Вопрос о том, почему русский модернизм, западническая ориентация которого в первый период его существования не вызывает сомнений, придал затем столь «специализированное» направление архаистической эстетике и почему сама эта эстетика заняла столь существенное место в творческой практике самых разных лагерей модернизма, никогда не ставился в исследовательской литературе в столь общей форме. Вместе с тем в последние двадцать пять лет появился целый ряд исследований различных аспектов модернистской архаистической эстетики в России, прежде всего – в живописи, музыке и архитектуре, и ко многим из них мы будем обращаться в последующих главах[26]. Эти исследования не только продемонстрировали значимость модернистского архаизма как явления, но и указали на некоторые особенности эстетической идеологии, сопутствовавшей этому направлению, – в частности, на повторяющиеся утверждения об автохтонном, не связанном с западной традицией, происхождении русского экспериментального искусства.
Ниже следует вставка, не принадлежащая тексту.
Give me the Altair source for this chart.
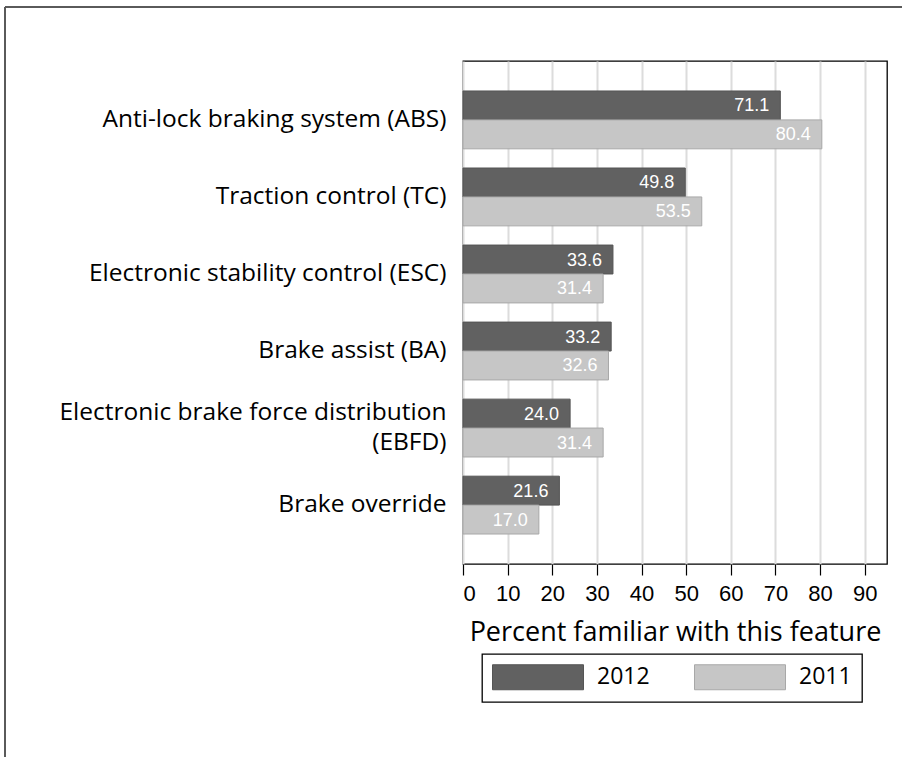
import altair as alt
import pandas as pd

categories = [
    "Anti-lock braking system (ABS)",
    "Traction control (TC)",
    "Electronic stability control (ESC)",
    "Brake assist (BA)",
    "Electronic brake force distribution (EBFD)",
    "Brake override",
]
years = ["2012", "2011"]
values_2012 = [71.1, 49.8, 33.6, 33.2, 24.0, 21.6]
values_2011 = [80.4, 53.5, 31.4, 32.6, 31.4, 17.0]
x_ticks = [0, 10, 20, 30, 40, 50, 60, 70, 80, 90]

rows = []
for c, a, b in zip(categories, values_2012, values_2011):
    rows.append({"feature": c, "year": "2012", "pct": a})
    rows.append({"feature": c, "year": "2011", "pct": b})
df = pd.DataFrame(rows)

W, H = 424, 503
PL, PT = 463, 61

ebfd = "Electronic brake force distribution (EBFD)"
label_expr = (
    f"datum.value == '{ebfd}' ? "
    "['Electronic brake force distribution\u00a0', '(EBFD)'] : datum.value"
)

y_enc = alt.Y(
    "feature:N",
    sort=categories,
    scale=alt.Scale(paddingInner=0.249, paddingOuter=0.389),
    axis=alt.Axis(
        title=None, ticks=False, domain=False, labelFont="Open Sans",
        labelFontSize=24.5, labelColor="black", labelPadding=17,
        labelLimit=500, labelExpr=label_expr, labelLineHeight=30,
        labelOffset={"condition": {"test": f"datum.value == '{ebfd}'", "value": -15}, "value": 0},
    ),
)
yoff = alt.YOffset("year:N", sort=years, scale=alt.Scale(domain=years, paddingInner=0, paddingOuter=0))
x_enc = alt.X(
    "pct:Q",
    scale=alt.Scale(domain=[0, 95], nice=False),
    axis=alt.Axis(
        values=x_ticks, title="Percent familiar with this feature",
        titleFont="Open Sans", titleFontSize=27, titleFontWeight="normal",
        titleColor="black", titlePadding=15,
        labelFont="Liberation Sans", labelFontSize=22, labelColor="black",
        labelPadding=8, tickSize=11, tickColor="black", tickWidth=1.2,
        domain=False, grid=True, gridColor="#dcdcdc", gridWidth=2,
    ),
)

color = alt.Color(
    "year:N",
    scale=alt.Scale(domain=years, range=["#616161", "#c6c6c6"]),
    legend=alt.Legend(
        title=None, orient="none", legendX=19, legendY=593,
        direction="horizontal",
        symbolType="M-3.64,-1H3.64V1H-3.64Z", symbolSize=625,
        symbolOffset=33,
        symbolStrokeWidth=1, symbolStrokeColor="#a8a8a8",
        labelFont="Open Sans", labelFontSize=23, labelColor="black",
        labelOffset=46, columnPadding=42, padding=10,
        strokeColor="black", labelExpr="datum.label + '\u2002\u2002'",
    ),
)

base = alt.Chart(df)
bars = base.mark_bar(strokeWidth=1).encode(
    y=y_enc, yOffset=yoff, x=x_enc, color=color,
    stroke=alt.Stroke("year:N", scale=alt.Scale(domain=years, range=["#555555", "#a8a8a8"]), legend=None),
)
labels = base.mark_text(
    align="right", baseline="middle", dx=-11, dy=1,
    font="Liberation Sans", fontSize=18, color="white",
).encode(
    y=alt.Y("feature:N", sort=categories), yOffset=yoff,
    x="pct:Q", text=alt.Text("pct:Q", format=".1f"),
)

frame_df = pd.DataFrame({"k": [0]})
top_line = alt.Chart(frame_df).mark_rule(color="#5a5a5a", strokeWidth=2).encode(
    x=alt.value(5 - PL), x2=alt.value(902 - PL), y=alt.value(7 - PT)
)
left_line = alt.Chart(frame_df).mark_rule(color="#5a5a5a", strokeWidth=2).encode(
    x=alt.value(5 - PL), y=alt.value(7 - PT), y2=alt.value(757 - PT)
)

chart = alt.layer(bars, labels, top_line, left_line).properties(
    width=W, height=H,
    autosize=alt.AutoSizeParams(type="none"),
    padding={"left": PL, "top": PT, "right": 902 - PL - W, "bottom": 757 - PT - H},
).configure_view(stroke="black", strokeWidth=1.3).configure_legend(strokeWidth=1.3)

chart.save("out.html", embed_options={"renderer": "svg", "actions": False})
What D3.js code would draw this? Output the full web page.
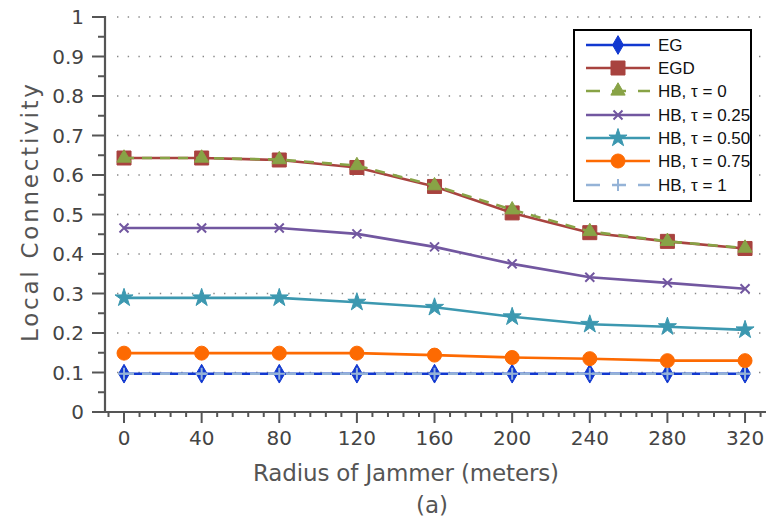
<!DOCTYPE html>
<html>
<head>
<meta charset="utf-8">
<script src="https://cdn.jsdelivr.net/npm/d3@7"></script>
<style>
  body { margin: 0; background: #fff; }
  svg { display: block; }
</style>
</head>
<body>
<svg id="chart"></svg>
<script>
// data
var radius = [0, 40, 80, 120, 160, 200, 240, 280, 320];
var seriesNames = ["EG", "EGD", "HB, \u03c4 = 0", "HB, \u03c4 = 0.25", "HB, \u03c4 = 0.50", "HB, \u03c4 = 0.75", "HB, \u03c4 = 1"];
var eg     = [0.097, 0.097, 0.097, 0.097, 0.097, 0.097, 0.097, 0.097, 0.097];
var egd    = [0.643, 0.643, 0.638, 0.619, 0.571, 0.504, 0.454, 0.432, 0.414];
var hb0    = [0.643, 0.643, 0.639, 0.624, 0.573, 0.512, 0.457, 0.432, 0.415];
var hb025  = [0.466, 0.466, 0.466, 0.451, 0.418, 0.375, 0.341, 0.327, 0.312];
var hb050  = [0.289, 0.289, 0.289, 0.278, 0.265, 0.241, 0.222, 0.216, 0.208];
var hb075  = [0.149, 0.149, 0.149, 0.149, 0.144, 0.138, 0.135, 0.130, 0.130];
var hb1    = [0.097, 0.097, 0.097, 0.097, 0.097, 0.097, 0.097, 0.097, 0.097];
var xTicks = [0, 40, 80, 120, 160, 200, 240, 280, 320];
var yTicks = [0, 0.1, 0.2, 0.3, 0.4, 0.5, 0.6, 0.7, 0.8, 0.9, 1];

var W = 766, H = 527;
var font = "'DejaVu Sans', sans-serif";
var axisColor = "#555";

var styles = [
  { color: "#1138d0", dash: null, marker: "diamond", size: 13 },
  { color: "#a8433f", dash: null, marker: "square", size: 14 },
  { color: "#88a346", dash: "10,8", marker: "triangle", size: 14 },
  { color: "#7257a0", dash: null, marker: "cross", size: 9 },
  { color: "#3c98b0", dash: null, marker: "star", size: 15 },
  { color: "#fd6a02", dash: null, marker: "circle", size: 14 },
  { color: "#95b3d7", dash: "10,8", marker: "plus", size: 12 }
];
var allValues = [eg, egd, hb0, hb025, hb050, hb075, hb1];

var svg = d3.select("#chart").attr("width", W).attr("height", H);

var x = d3.scaleLinear().domain([-9.8, 330.8]).range([105, 766]);
var y = d3.scaleLinear().domain([0, 1]).range([412, 17]);

// dotted grid
var grid = svg.append("g");
yTicks.filter(function(t) { return t > 0; }).forEach(function(t) {
  grid.append("line")
    .attr("x1", 117).attr("x2", 762)
    .attr("y1", y(t)).attr("y2", y(t))
    .attr("stroke", "#888").attr("stroke-width", 1.4)
    .attr("stroke-dasharray", "1.4,9.3");
});

// y axis
var yAxis = svg.append("g").attr("transform", "translate(105,0)");
yAxis.append("line").attr("x1", 0).attr("x2", 0).attr("y1", y(1) - 1).attr("y2", y(0))
  .attr("stroke", axisColor).attr("stroke-width", 2.2);
d3.range(0, 1.001, 0.05).forEach(function(t, i) {
  var major = i % 2 === 0;
  yAxis.append("line").attr("x1", major ? -13 : -7).attr("x2", 0)
    .attr("y1", y(t)).attr("y2", y(t))
    .attr("stroke", axisColor).attr("stroke-width", 2);
});
yAxis.selectAll("text").data(yTicks).enter().append("text")
  .attr("x", -21).attr("y", function(d) { return y(d); })
  .attr("dy", "0.36em").attr("text-anchor", "end")
  .attr("font-family", font).attr("font-size", 20).attr("fill", "#444")
  .text(function(d) { return String(+d.toFixed(1)); });

// x axis
var xAxis = svg.append("g").attr("transform", "translate(0,412)");
xAxis.append("line").attr("x1", 92).attr("x2", 766).attr("y1", 0).attr("y2", 0)
  .attr("stroke", axisColor).attr("stroke-width", 2.2);
d3.range(-8, 329, 8).forEach(function(t) {
  var major = t % 40 === 0;
  xAxis.append("line").attr("x1", x(t)).attr("x2", x(t))
    .attr("y1", 0).attr("y2", major ? 11 : 5)
    .attr("stroke", axisColor).attr("stroke-width", 2);
});
xAxis.selectAll("text").data(xTicks).enter().append("text")
  .attr("x", function(d) { return x(d); }).attr("y", 33)
  .attr("text-anchor", "middle")
  .attr("font-family", font).attr("font-size", 20).attr("fill", "#444")
  .text(function(d) { return d; });

// titles
svg.append("text").attr("x", 406).attr("y", 481).attr("text-anchor", "middle")
  .attr("font-family", font).attr("font-size", 23).attr("fill", "#555")
  .attr("textLength", 306)
  .text("Radius of Jammer (meters)");
svg.append("text").attr("x", 432).attr("y", 513).attr("text-anchor", "middle")
  .attr("font-family", font).attr("font-size", 23).attr("fill", "#555")
  .text("(a)");
svg.append("text").attr("transform", "translate(38,213) rotate(-90)")
  .attr("text-anchor", "middle")
  .attr("font-family", font).attr("font-size", 23).attr("fill", "#555")
  .attr("textLength", 258)
  .text("Local Connectivity");

function markerPath(type, size) {
  var map = {
    diamond: d3.symbolDiamond, square: d3.symbolSquare, triangle: d3.symbolTriangle,
    star: d3.symbolStar, circle: d3.symbolCircle
  };
  var h = size / 2;
  if (type === "plus") {
    return "M" + (-h) + ",0H" + h + "M0," + (-h) + "V" + h;
  }
  if (type === "cross") {
    return "M" + (-h) + "," + (-h) + "L" + h + "," + h + "M" + (-h) + "," + h + "L" + h + "," + (-h);
  }
  var k = { diamond: 0.6, square: 1, triangle: 0.45, star: 0.45, circle: 0.785 }[type];
  return d3.symbol().type(map[type]).size(size * size * k)();
}

function drawMarker(g, s, px, py) {
  var open = s.marker === "cross" || s.marker === "plus";
  g.append("path").attr("d", markerPath(s.marker, s.size))
    .attr("transform", "translate(" + px + "," + py + ")")
    .attr("fill", open ? "none" : s.color)
    .attr("stroke", s.color)
    .attr("stroke-width", open ? 2 : 1);
}

var line = d3.line()
  .x(function(d, i) { return x(radius[i]); })
  .y(function(d) { return y(d); });

var plot = svg.append("g");
allValues.forEach(function(vals, si) {
  var s = styles[si];
  var g = plot.append("g");
  g.append("path").attr("d", line(vals))
    .attr("fill", "none").attr("stroke", s.color).attr("stroke-width", 2.6)
    .attr("stroke-dasharray", s.dash);
  vals.forEach(function(v, i) { drawMarker(g, s, x(radius[i]), y(v)); });
});

// legend
var lg = svg.append("g");
lg.append("rect").attr("x", 574).attr("y", 30).attr("width", 177).attr("height", 171)
  .attr("fill", "#fff").attr("stroke", "#000").attr("stroke-width", 2);
var rowY = [45, 68, 91, 115, 138, 161, 185];
seriesNames.forEach(function(name, i) {
  var s = styles[i];
  var ry = rowY[i];
  lg.append("line").attr("x1", 586).attr("x2", 650).attr("y1", ry).attr("y2", ry)
    .attr("stroke", s.color).attr("stroke-width", 2.6)
    .attr("stroke-dasharray", s.dash ? "14,12" : null);
  drawMarker(lg, s, 618, ry);
  lg.append("text").attr("x", 658).attr("y", ry).attr("dy", "0.36em")
    .attr("font-family", "'Liberation Sans', Arial, sans-serif").attr("font-size", 17).attr("fill", "#111")
    .text(name);
});
</script>
</body>
</html>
До сих пор исследователи русского модернизма (мы включаем в это понятие все тенденции «нового искусства», от символизма до авангарда) лишь спорадически сополагали архаистические тенденции в нем с более широким фоном русской интеллектуальной и культурной истории позднего имперского периода. Соответственно, ни термины, в которых описывают эту эпоху историки империи, ни общие теоретические представления о динамике развития национальных проектов в современных империях не включались в аналитический инструментарий исследований, посвященных эстетическим идеологиям и практикам модернизма. На наш взгляд, это ограничивало возможность осмысления многих явлений эстетического ряда в актуальном для них, хотя и внеэстетическом, контексте. То, что в фокусе большинства работ, как правило, оказывались явления лишь одного, иногда двух искусств (живописи, архитектуры, музыки, театра или литературы), было дополнительным ограничивающим фактором, не позволявшим сопоставить тенденции в различных искусствах и отраслях критики. Наконец, за небольшими исключениями, в существующих исследованиях явное предпочтение отдавалось анализу художественной формы тех или иных произведений как главному свидетельству определенной эстетической интенции. Дискурсивные практики (аналитические или декларативные высказывания художников и критиков), связанные с формулированием смысла практик эстетических, рассматривались лишь как вспомогательный материал.

В нашей работе именно последние составляют критическую массу материала. Это позволяет включить в рассмотрение явления разных сфер искусства и литературы, оставаясь при этом на территории преимущественно текстуального анализа, то есть анализа понятий и представлений, которые ложились в основу интерпретации эстетических практик и критиками, и самими художниками.